The good news is that a Biden win is the most likely outcome at the moment. The bad news, or more anxiety-inducing news, is that it’s exactly what we said last time.
But it’s time to be a bit more confident. While pretty much everyone’s 2016 election predictions were confounded, including my own, even those that gave Trump more of a chance last time around seem to think lightning won’t strike twice, and there’s good reason for that. 2016’s polls systematically failed to account for the right number of voters without a degree, meaning that those voting for Trump weren’t picked up. In the 2018 US mid-term elections, pollsters tended to correct the errors of 2016 and got it right on the whole.
Here’s where I think the chips will land when the final results are called:
US elections all come down to swing states – the states that have a large number of electoral votes and are relatively bipartisan. These tend to be areas caught between the rural Republican and urban Democratic votes, such as the Mid-west and Florida, but with population changes in Southern states like Arizona, Georgia and even Texas, there are more avenues to victory than there were previously.
From what the polls have shown so far, Biden has a good chance at winning the swing states he needs to take office. His message has had more cut-through among the voters that flip between the two parties, and the people that voted for Donald Trump to restore their industries or their way of life haven’t seen enough progress to re-elect him.

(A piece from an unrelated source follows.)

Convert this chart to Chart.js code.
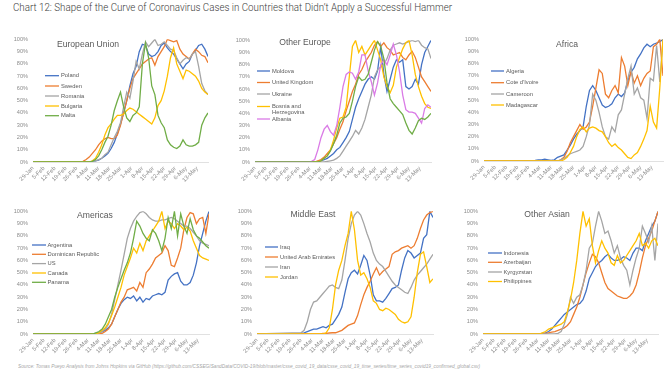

I don’t think the bigger scalps of the likes of Texas or Georgia are likely to vote Democratic this time around as might be expected in a blowout lead, but the flipping of Pennsylvania, Michigan and Wisconsin (the three states that arguably won the day for Trump in 2016), will be enough.
Depending on how close the result is, we’ll hopefully have a good idea in the early hours of Wednesday who’ll be taking the oath of office on January 20th – but because turnout being higher than it has been for a century and a massive surge in the number of mail-in ballots because of the coronavirus pandemic, the ballots will take longer to count than before and might leave us in the lurch without a result for a while.
This could go in two ways though. We know from registration data in most states where people that have requested mail-in ballots there have been far more Democrats than Republicans, so in states where mail-in ballots can be counted before the close of polls there may be an edge for Biden in the count. But the opposite is true in states where no ballots can be tallied until after the end of voting, so there the Republicans will tend to have an edge.
So the process might be a little opaque, and the winner might not be announced or particularly clear on election night, but no matter when it comes, there will be a result of this election and its consequences for America and the world can’t be understated. My fervent hope is that the voting public of the US choose to make America great again, by electing Joe Biden.